Imagine living in a world where you could go online, download a blueprint of a gun, print it in the comfort of your home and have it be virtually undetectable. No, this isn’t a farfetched idea; this is a possibility right now as long as you own a 3-D printer.
The technology creates an even easier format and access for would-be-criminals to acquire untraceable weapons, essentially thwarting public safety.
“Fifteen of its 16 pieces have been created inside an $8,000 second-hand Stratasys Dimension 3D printer,” according to Forbes Magazine. “A machine that lays down threads of melted polymer that add up to precisely-shaped solid objects just as easily as a traditional printer lays ink on a page.”
Cody Wilson, the 25-year-old University of Texas law student, was the first to design, print, and fire a .380 caliber bullet using an all-plastic gun that was made in a span of four hours; its firing pin was the only store-bought piece.
A self-described libertarian and anarchist, Wilson’s goal was to do something ideologically significant so as to disrupt the current movement to tighten gun regulations.
His radical ideas stemmed from government attempts to pass sensible gun laws in the wake of the Sandy Hook and Aurora mass shootings.
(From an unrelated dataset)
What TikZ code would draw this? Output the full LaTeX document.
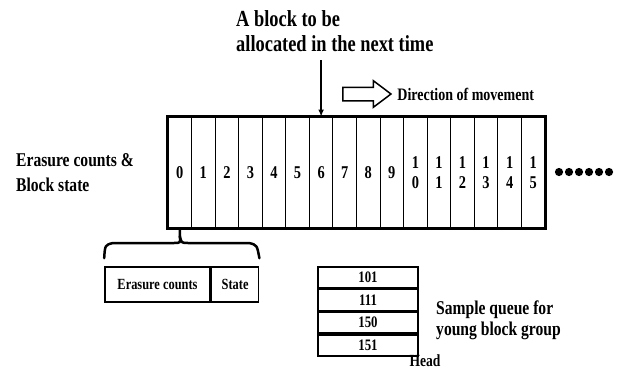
\documentclass[tikz,border=0pt]{standalone}
\usepackage{fontspec}
\setmainfont[FakeStretch=0.8]{Liberation Serif}
\usetikzlibrary{positioning,arrows.meta,shapes}

\begin{document}
\begin{tikzpicture}[
    x=1pt, y=-1pt,
    cell/.style={draw, line width=0.9pt, minimum width=23.56pt, minimum height=111pt,
                 inner sep=0pt, align=center, font=\fontsize{18}{19.5}\selectfont\bfseries},
    field/.style={draw, line width=1.6pt, minimum height=35pt, inner sep=0pt,
                  font=\fontsize{15.5}{17}\selectfont\bfseries},
    qbox/.style={draw, line width=1.6pt, minimum width=100pt, minimum height=21pt, inner sep=0pt,
                 font=\fontsize{16}{17}\selectfont\bfseries},
    lbl/.style={align=left, inner sep=0pt, font=\fontsize{19.5}{25}\selectfont\bfseries},
    ar/.style={-{Latex[length=7pt,width=6pt]}, line width=1.4pt},
]
\useasboundingbox (0,0) rectangle (624,370);

% Block array (erasure counts and block state of each block).
\foreach \i/\lab in {0/0,1/1,2/2,3/3,4/4,5/5,6/6,7/7,8/8,9/9,
                     10/{1\\0},11/{1\\1},12/{1\\2},13/{1\\3},14/{1\\4},15/{1\\5}}
    \node[cell] (c\i) at ({168+23.56*(\i+0.5)},172.5) {\lab};
\draw[line width=2.2pt] (c0.north west) rectangle (c15.south east);
\foreach \k in {0,...,5}
    \fill ({559+10*\k},172) circle (4.1pt);

\node[lbl, anchor=west] (side) at (16,173) {Erasure counts \&\\Block state};

% Pointer to the next block to be allocated.
\node[lbl, anchor=west, font=\fontsize{23}{25}\selectfont\bfseries] (title) at (236,31)
    {A block to be\\allocated in the next time};
\coordinate (tip) at (c6.north |- 0,60);
\draw[ar] (tip) -- (c6.north);

% Direction of movement.
\node[single arrow, draw, line width=1.5pt, minimum height=48pt, minimum width=25pt,
      single arrow head extend=6.5pt, single arrow tip angle=74, inner xsep=0pt, inner ysep=6pt]
    (dir) at (362.5,94) {};
\node[anchor=west, inner sep=0pt, font=\fontsize{17.5}{20}\selectfont\bfseries, right=5pt of dir] (dirlbl)
    {Direction of movement};

% Layout of one entry.
\node[field, minimum width=105pt] (ec) at (157.5,284.5) {Erasure counts};
\node[field, minimum width=47pt, right=0pt of ec] (st) {State};
\draw[line width=2.5pt, line cap=round]
    (ec.north west) ++(0,-8) .. controls (105,245) .. (113,243) -- (174,243)
    .. controls (180.5,243) .. (c0.south |- 0,236) -- (c0.south);
\draw[line width=2.5pt, line cap=round]
    (st.north east) ++(0,-8) .. controls (257,245) .. (249,243) -- (188,243)
    .. controls (181.5,243) .. (c0.south |- 0,236);

% Sample queue for the young block group.
\node[qbox] (q1) at (368,277.5) {101};
\node[qbox, below=0pt of q1] (q2) {111};
\node[qbox, below=0pt of q2] (q3) {150};
\node[qbox, below=0pt of q3] (q4) {151};
\node[lbl, anchor=west, font=\fontsize{19.5}{21}\selectfont\bfseries] (qlbl) at (436,320)
    {Sample queue for\\young block group};
\node[inner sep=0pt, font=\fontsize{17}{18}\selectfont\bfseries] (head) at (425,361) {Head};
\end{tikzpicture}
\end{document}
Creating an untraceable gun needing only access to a 3-D printer and Internet, leaves the government enforcement of plastic printed guns nearly impossible due to the lack of policing and censorship of ideas on the web. Despite his anarchic views of the state, Wilson is more interested in starting alternative strategies to circumvent the law.
“This is about enabling individuals to create their own sovereign space … the government will increasingly be on the sidelines, saying ‘Hey, wait,’” Wilson told Vice Magazine. “It’s about creating the new order in the crumbling shell of the old order.”
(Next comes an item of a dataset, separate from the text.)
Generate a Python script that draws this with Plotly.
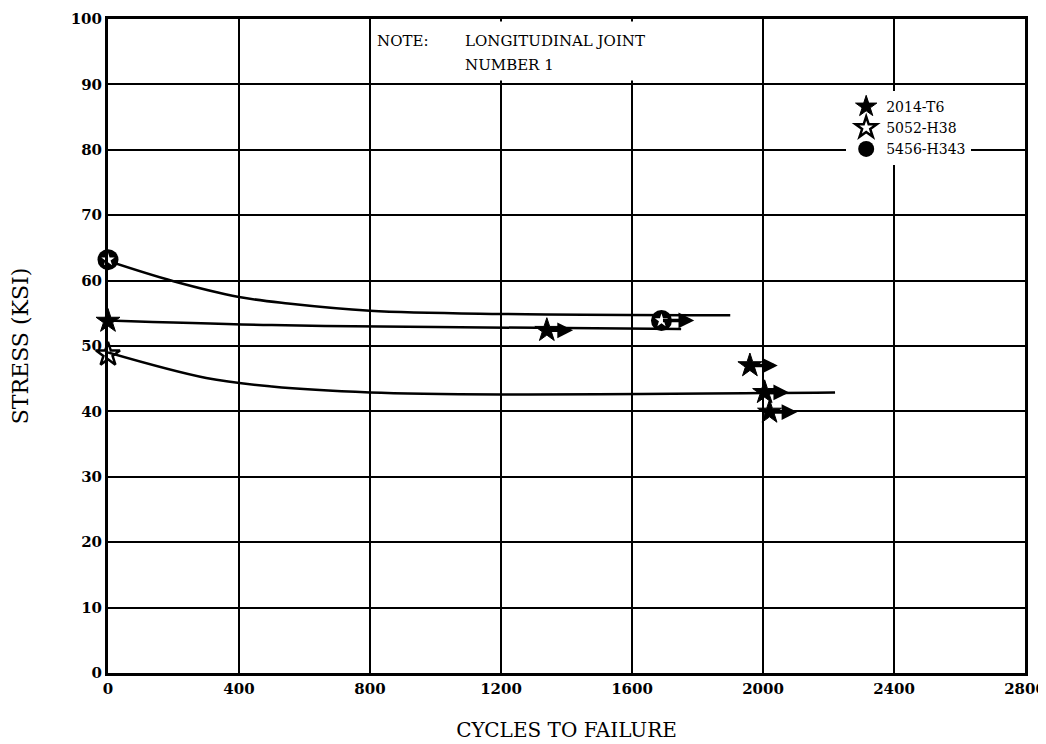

Every year, about 10,000 people die from gun-related deaths.
Since the recent Newtown incident, almost 4,000 people have died at the mercy of a gun and despite that, people are still thwarting attempts at gun reforms, stating that guns make people safer under the banner of Second Amendment rights.
In order to rouse gun activists, conspiracy theorists are going so far as to claim the “authoritarian” government is attempting to disarm them. And Wayne LaPierre, NRA vice president, foolhardily believes that guards armed to the teeth in schools nationwide are the answer.
Yes, there are instances when guns have saved lives, but simply looking at the figures, states in the highest quartile for gun ownership had homicide rates 114 percent higher than states in the lowest quartile of gun ownership, according to the School of Public Health at Harvard.
Yet, some argue that 3-D printed guns will not exacerbate gun violence because illegal firearms are easy to get.
But do-it-yourself takes acquistion of lethal weapons beyond that.
For one, the guns are made of plastic with the exception of a metal strip and there will be ways around detection, so as to make printed guns virtually untraceable to metal detectors at airports, among other vulnerable places.
In the wake of the Newtown shootings and gun-related deaths that continue to engulf the U.S., President Barack Obama is still unable to gather support for gun reforms in Congress, despite having a Democratic majority in the Senate. If the president can’t even pass legislation with overwhelming public support for sensible gun reforms, how can we expect to regulate continually evolving modern weapons that are virtually undetectable?